→ **Collected material**
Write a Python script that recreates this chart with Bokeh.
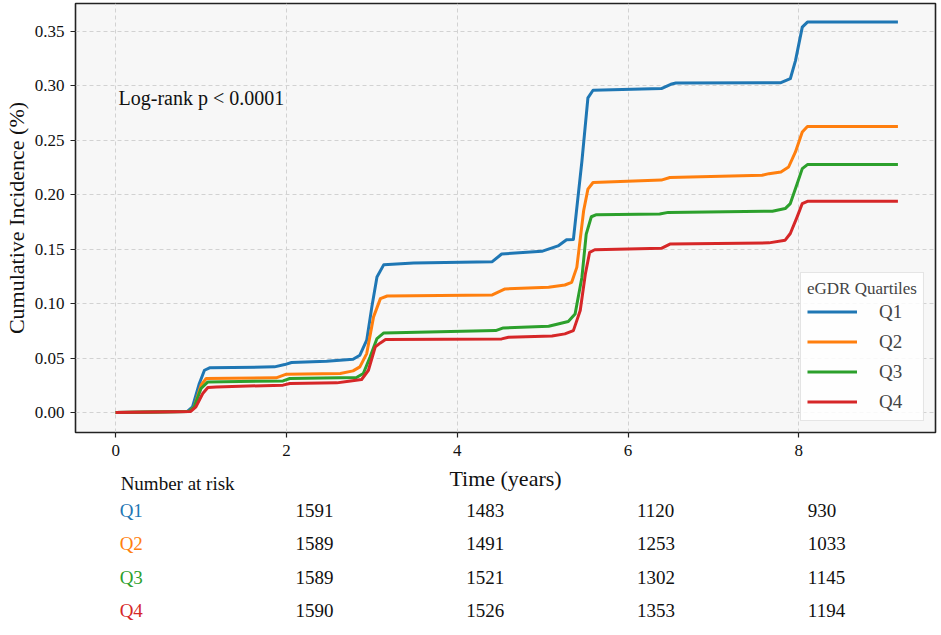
from bokeh.plotting import figure
from bokeh.models import Range1d, FixedTicker, NumeralTickFormatter, Label, ColumnDataSource
from bokeh.layouts import column
from bokeh.core.properties import value
from bokeh.embed import file_html
from bokeh.resources import INLINE

# ---------------- data ----------------
series_names = ["Q1", "Q2", "Q3", "Q4"]
series_colors = ["#1f77b4", "#ff7f0e", "#2ca02c", "#d62728"]

q1_t = [0, 0.84, 0.90, 0.98, 1.04, 1.10, 1.86, 1.98, 2.06, 2.47, 2.78, 2.86, 2.94, 3.00, 3.06,
        3.14, 3.49, 4.41, 4.52, 4.99, 5.18, 5.28, 5.36, 5.46, 5.53, 5.59, 6.39, 6.50, 6.56, 7.79,
        7.90, 7.96, 8.04, 8.10, 9.16]
q1_v = [0, 0.001, 0.0052, 0.0266, 0.0388, 0.041, 0.0419, 0.044, 0.0459, 0.0471, 0.0489, 0.0526,
        0.0664, 0.097, 0.1245, 0.1358, 0.1373, 0.1385, 0.1456, 0.148, 0.153, 0.1587, 0.159, 0.231,
        0.289, 0.296, 0.2976, 0.3015, 0.3026, 0.303, 0.3066, 0.323, 0.354, 0.3586, 0.3586]

q2_t = [0, 0.86, 0.92, 1.00, 1.06, 1.88, 2.00, 2.63, 2.78, 2.86, 2.94, 3.02, 3.10, 3.18, 4.41,
        4.56, 5.07, 5.26, 5.34, 5.40, 5.48, 5.53, 5.59, 6.39, 6.49, 7.57, 7.65, 7.79, 7.88, 7.96,
        8.04, 8.10, 9.16]
q2_v = [0, 0.001, 0.005, 0.025, 0.0312, 0.0318, 0.0352, 0.0358, 0.0382, 0.0419, 0.0541, 0.0878,
        0.1046, 0.107, 0.108, 0.1135, 0.115, 0.1171, 0.1196, 0.1333, 0.1853, 0.2052, 0.2113,
        0.2135, 0.2159, 0.2179, 0.2194, 0.221, 0.2255, 0.2393, 0.2577, 0.2628, 0.2628]

q3_t = [0, 0.86, 0.92, 1.00, 1.08, 1.96, 2.04, 2.82, 2.90, 2.98, 3.06, 3.14, 4.45, 4.54, 5.07,
        5.18, 5.30, 5.38, 5.46, 5.51, 5.57, 5.63, 6.37, 6.47, 7.69, 7.84, 7.90, 7.98, 8.04, 8.10,
        9.16]
q3_v = [0, 0.001, 0.005, 0.022, 0.0281, 0.029, 0.0312, 0.0321, 0.0358, 0.0511, 0.0679, 0.0731,
        0.0752, 0.0777, 0.0792, 0.0813, 0.0835, 0.0905, 0.1242, 0.1639, 0.1798, 0.1817, 0.1823,
        0.1838, 0.1849, 0.1873, 0.1919, 0.2102, 0.224, 0.2277, 0.2277]

q4_t = [0, 0.88, 0.94, 1.02, 1.08, 1.18, 1.96, 2.04, 2.59, 2.75, 2.88, 2.96, 3.04, 3.10, 3.16,
        4.52, 4.60, 5.11, 5.26, 5.36, 5.44, 5.50, 5.55, 5.61, 6.39, 6.49, 7.65, 7.84, 7.90, 7.98,
        8.04, 8.10, 9.16]
q4_v = [0, 0.001, 0.0052, 0.0174, 0.0229, 0.0235, 0.0251, 0.0266, 0.0272, 0.029, 0.0303, 0.0388,
        0.0602, 0.0639, 0.067, 0.0676, 0.0691, 0.0703, 0.0722, 0.0752, 0.0936, 0.1272, 0.1471,
        0.1495, 0.1508, 0.1547, 0.1558, 0.1583, 0.1644, 0.1797, 0.1919, 0.194, 0.194]

x_ticks = [0, 2, 4, 6, 8]
y_ticks = [0.00, 0.05, 0.10, 0.15, 0.20, 0.25, 0.30, 0.35]

risk_times = [2, 4, 6, 8]
risk_q1 = [1591, 1483, 1120, 930]
risk_q2 = [1589, 1491, 1253, 1033]
risk_q3 = [1589, 1521, 1302, 1145]
risk_q4 = [1590, 1526, 1353, 1194]

pvalue_text = "Log-rank p < 0.0001"
legend_title = "eGDR Quartiles"
risk_title = "Number at risk"
x_label = "Time (years)"
y_label = "Cumulative Incidence (%)"

# ---------------- layout constants ----------------
FONT = "Liberation Serif"
W = 940
MAIN_H = 464
TABLE_H = 170
LEFT = 74
RIGHT = 5

xr = Range1d(-0.47, 9.6)

# ---------------- main figure ----------------
p = figure(width=W, height=MAIN_H, output_backend="svg", toolbar_location=None,
           x_range=xr, y_range=Range1d(-0.0184, 0.3757),
           min_border_left=LEFT, min_border_right=RIGHT, min_border_top=3, min_border_bottom=32,
           background_fill_color="#f7f7f7", border_fill_color="white")

all_t = [q1_t, q2_t, q3_t, q4_t]
all_v = [q1_v, q2_v, q3_v, q4_v]
for t, v, name, col in zip(all_t, all_v, series_names, series_colors):
    p.line(t, v, line_width=3, line_color=col, line_join="round", legend_label=name)

for g in (p.xgrid, p.ygrid):
    g.grid_line_color = "#d2d2d2"
    g.grid_line_dash = "4 3"
    g.grid_line_width = 1

p.outline_line_color = "#222222"
p.outline_line_width = 1.6

p.xaxis.ticker = FixedTicker(ticks=x_ticks)
p.yaxis.ticker = FixedTicker(ticks=y_ticks)
p.yaxis.formatter = NumeralTickFormatter(format="0.00")
p.yaxis.axis_label = y_label
for ax in (p.xaxis, p.yaxis):
    ax.axis_line_color = None
    ax.major_tick_line_color = "#222222"
    ax.major_tick_line_width = 1.2
    ax.major_tick_out = 5
    ax.major_tick_in = 0
    ax.minor_tick_line_color = None
    ax.major_label_text_font = FONT
    ax.major_label_text_font_size = "17px"
    ax.major_label_text_color = "#111111"
    ax.axis_label_text_font = FONT
    ax.axis_label_text_font_style = "normal"
    ax.axis_label_text_font_size = "22px"
    ax.axis_label_text_color = "#111111"
p.xaxis.major_label_standoff = 7
p.yaxis.major_label_standoff = 6
p.yaxis.axis_label_standoff = 3

lg = p.legend[0]
lg.location = "bottom_right"
lg.title = legend_title
lg.title_text_font = FONT
lg.title_text_font_size = "17px"
lg.title_text_font_style = "normal"
lg.title_standoff = 0
lg.label_text_font = FONT
lg.label_text_font_size = "19px"
lg.glyph_width = 50
lg.glyph_height = 25
lg.label_height = 25
lg.label_standoff = 22
lg.spacing = 5
lg.padding = 6
lg.margin = 11
lg.border_line_color = "#cccccc"
lg.border_line_width = 1
lg.background_fill_color = "white"
lg.background_fill_alpha = 0.85

p.add_layout(Label(x=43, y=335, x_units="screen", y_units="screen", text=pvalue_text,
                   text_font=FONT, text_font_size="20px", text_color="#111111",
                   text_baseline="middle", text_align="left"))

# ---------------- number-at-risk table figure ----------------
tb = figure(width=W, height=TABLE_H, output_backend="svg", toolbar_location=None,
            x_range=xr, y_range=Range1d(TABLE_H, 0),
            x_axis_location=None, y_axis_location=None,
            min_border_left=LEFT, min_border_right=RIGHT, min_border_top=0, min_border_bottom=0,
            background_fill_color="white", border_fill_color="white")
tb.xgrid.visible = False
tb.ygrid.visible = False
tb.outline_line_color = None

row_y = [46, 79, 113, 146]
risk_rows = [risk_q1, risk_q2, risk_q3, risk_q4]

# axis title (centred under the frame)
tb.text(x=[(xr.start + xr.end) / 2], y=[14], text=[x_label], text_font=value(FONT),
        text_font_size=value("22px"), text_color="#111111", text_align="center",
        text_baseline="middle")

# header
tb.text(x=[0], y=[19], text=[risk_title], x_offset=5, text_font=value(FONT),
        text_font_size=value("19px"), text_color="#111111", text_align="left",
        text_baseline="middle")

# row labels
tb.text(x=[0] * len(series_names), y=row_y, text=series_names, x_offset=4,
        text_font=value(FONT), text_font_size=value("19px"),
        text_color=series_colors, text_align="left", text_baseline="middle")

# counts
cx, cy, ct = [], [], []
for ry, counts in zip(row_y, risk_rows):
    for t, n in zip(risk_times, counts):
        cx.append(t)
        cy.append(ry)
        ct.append(str(n))
src = ColumnDataSource(dict(x=cx, y=cy, text=ct))
tb.text(x="x", y="y", text="text", source=src, x_offset=9, text_font=value(FONT),
        text_font_size=value("19px"), text_color="#111111", text_align="left",
        text_baseline="middle")

layout = column(p, tb)
open("out.html", "w").write(file_html(layout, INLINE))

→ **Directive**
Leave out any pictures and return exactly the lines from the beginning of the data through the line with "from bokeh.resources import INLINE", inclusive.

→ **Completed task**
Write a Python script that recreates this chart with Bokeh.
from bokeh.plotting import figure
from bokeh.models import Range1d, FixedTicker, NumeralTickFormatter, Label, ColumnDataSource
from bokeh.layouts import column
from bokeh.core.properties import value
from bokeh.embed import file_html
from bokeh.resources import INLINE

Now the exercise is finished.